Produce an exact copy of all the data below, dropping every image.
————————
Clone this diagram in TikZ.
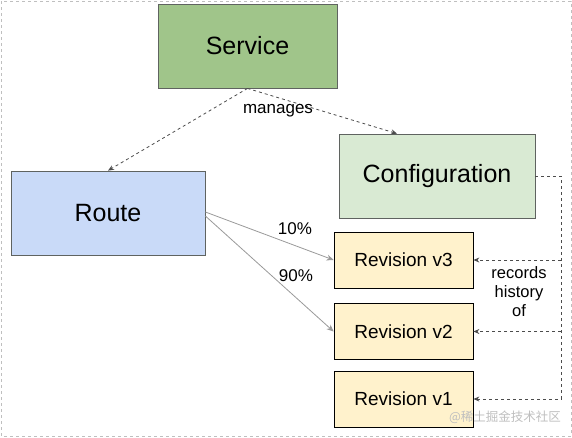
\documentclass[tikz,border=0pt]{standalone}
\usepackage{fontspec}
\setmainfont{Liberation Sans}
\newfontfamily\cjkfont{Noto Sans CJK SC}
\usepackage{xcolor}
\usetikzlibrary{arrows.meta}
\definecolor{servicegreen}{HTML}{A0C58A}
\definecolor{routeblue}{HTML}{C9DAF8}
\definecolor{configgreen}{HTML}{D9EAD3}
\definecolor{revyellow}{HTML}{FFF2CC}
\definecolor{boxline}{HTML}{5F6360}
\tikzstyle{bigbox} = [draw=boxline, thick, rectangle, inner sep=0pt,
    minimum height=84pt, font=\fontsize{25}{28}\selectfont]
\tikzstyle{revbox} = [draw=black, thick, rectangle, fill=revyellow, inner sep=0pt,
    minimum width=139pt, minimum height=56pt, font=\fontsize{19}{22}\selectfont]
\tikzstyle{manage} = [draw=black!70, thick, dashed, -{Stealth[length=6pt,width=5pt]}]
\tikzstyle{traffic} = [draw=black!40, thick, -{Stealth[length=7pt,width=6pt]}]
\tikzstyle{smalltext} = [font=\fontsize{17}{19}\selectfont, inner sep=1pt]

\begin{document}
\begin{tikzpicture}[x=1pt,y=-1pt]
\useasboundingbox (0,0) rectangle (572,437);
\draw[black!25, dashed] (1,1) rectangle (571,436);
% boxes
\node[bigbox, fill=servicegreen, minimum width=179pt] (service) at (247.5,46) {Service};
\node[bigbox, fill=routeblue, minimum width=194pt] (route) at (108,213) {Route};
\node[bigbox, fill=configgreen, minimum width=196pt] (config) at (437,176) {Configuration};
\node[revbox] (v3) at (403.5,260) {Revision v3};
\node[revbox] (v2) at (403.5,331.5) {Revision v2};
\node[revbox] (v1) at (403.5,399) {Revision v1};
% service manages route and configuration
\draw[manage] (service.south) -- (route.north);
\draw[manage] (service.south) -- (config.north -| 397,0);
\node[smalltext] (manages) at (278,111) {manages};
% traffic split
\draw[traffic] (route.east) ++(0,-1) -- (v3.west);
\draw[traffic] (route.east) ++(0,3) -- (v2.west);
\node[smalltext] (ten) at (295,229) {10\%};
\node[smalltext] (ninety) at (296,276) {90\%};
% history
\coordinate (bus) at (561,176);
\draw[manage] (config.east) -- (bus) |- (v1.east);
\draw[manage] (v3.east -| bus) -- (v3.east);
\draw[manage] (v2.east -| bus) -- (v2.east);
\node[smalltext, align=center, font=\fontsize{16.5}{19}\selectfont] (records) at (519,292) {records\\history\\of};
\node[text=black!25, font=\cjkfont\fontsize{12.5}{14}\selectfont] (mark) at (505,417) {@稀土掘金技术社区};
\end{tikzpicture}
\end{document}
————————
**Solution to the problem**
Clone this diagram in TikZ.
\documentclass[tikz,border=0pt]{standalone}
\usepackage{fontspec}
\setmainfont{Liberation Sans}
\newfontfamily\cjkfont{Noto Sans CJK SC}
\usepackage{xcolor}
\usetikzlibrary{arrows.meta}
\definecolor{servicegreen}{HTML}{A0C58A}
\definecolor{routeblue}{HTML}{C9DAF8}
\definecolor{configgreen}{HTML}{D9EAD3}
\definecolor{revyellow}{HTML}{FFF2CC}
\definecolor{boxline}{HTML}{5F6360}
\tikzstyle{bigbox} = [draw=boxline, thick, rectangle, inner sep=0pt,
    minimum height=84pt, font=\fontsize{25}{28}\selectfont]
\tikzstyle{revbox} = [draw=black, thick, rectangle, fill=revyellow, inner sep=0pt,
    minimum width=139pt, minimum height=56pt, font=\fontsize{19}{22}\selectfont]
\tikzstyle{manage} = [draw=black!70, thick, dashed, -{Stealth[length=6pt,width=5pt]}]
\tikzstyle{traffic} = [draw=black!40, thick, -{Stealth[length=7pt,width=6pt]}]
\tikzstyle{smalltext} = [font=\fontsize{17}{19}\selectfont, inner sep=1pt]

\begin{document}
\begin{tikzpicture}[x=1pt,y=-1pt]
\useasboundingbox (0,0) rectangle (572,437);
\draw[black!25, dashed] (1,1) rectangle (571,436);
% boxes
\node[bigbox, fill=servicegreen, minimum width=179pt] (service) at (247.5,46) {Service};
\node[bigbox, fill=routeblue, minimum width=194pt] (route) at (108,213) {Route};
\node[bigbox, fill=configgreen, minimum width=196pt] (config) at (437,176) {Configuration};
\node[revbox] (v3) at (403.5,260) {Revision v3};
\node[revbox] (v2) at (403.5,331.5) {Revision v2};
\node[revbox] (v1) at (403.5,399) {Revision v1};
% service manages route and configuration
\draw[manage] (service.south) -- (route.north);
\draw[manage] (service.south) -- (config.north -| 397,0);
\node[smalltext] (manages) at (278,111) {manages};
% traffic split
\draw[traffic] (route.east) ++(0,-1) -- (v3.west);
\draw[traffic] (route.east) ++(0,3) -- (v2.west);
\node[smalltext] (ten) at (295,229) {10\%};
\node[smalltext] (ninety) at (296,276) {90\%};
% history
\coordinate (bus) at (561,176);
\draw[manage] (config.east) -- (bus) |- (v1.east);
\draw[manage] (v3.east -| bus) -- (v3.east);
\draw[manage] (v2.east -| bus) -- (v2.east);
\node[smalltext, align=center, font=\fontsize{16.5}{19}\selectfont] (records) at (519,292) {records\\history\\of};
\node[text=black!25, font=\cjkfont\fontsize{12.5}{14}\selectfont] (mark) at (505,417) {@稀土掘金技术社区};
\end{tikzpicture}
\end{document}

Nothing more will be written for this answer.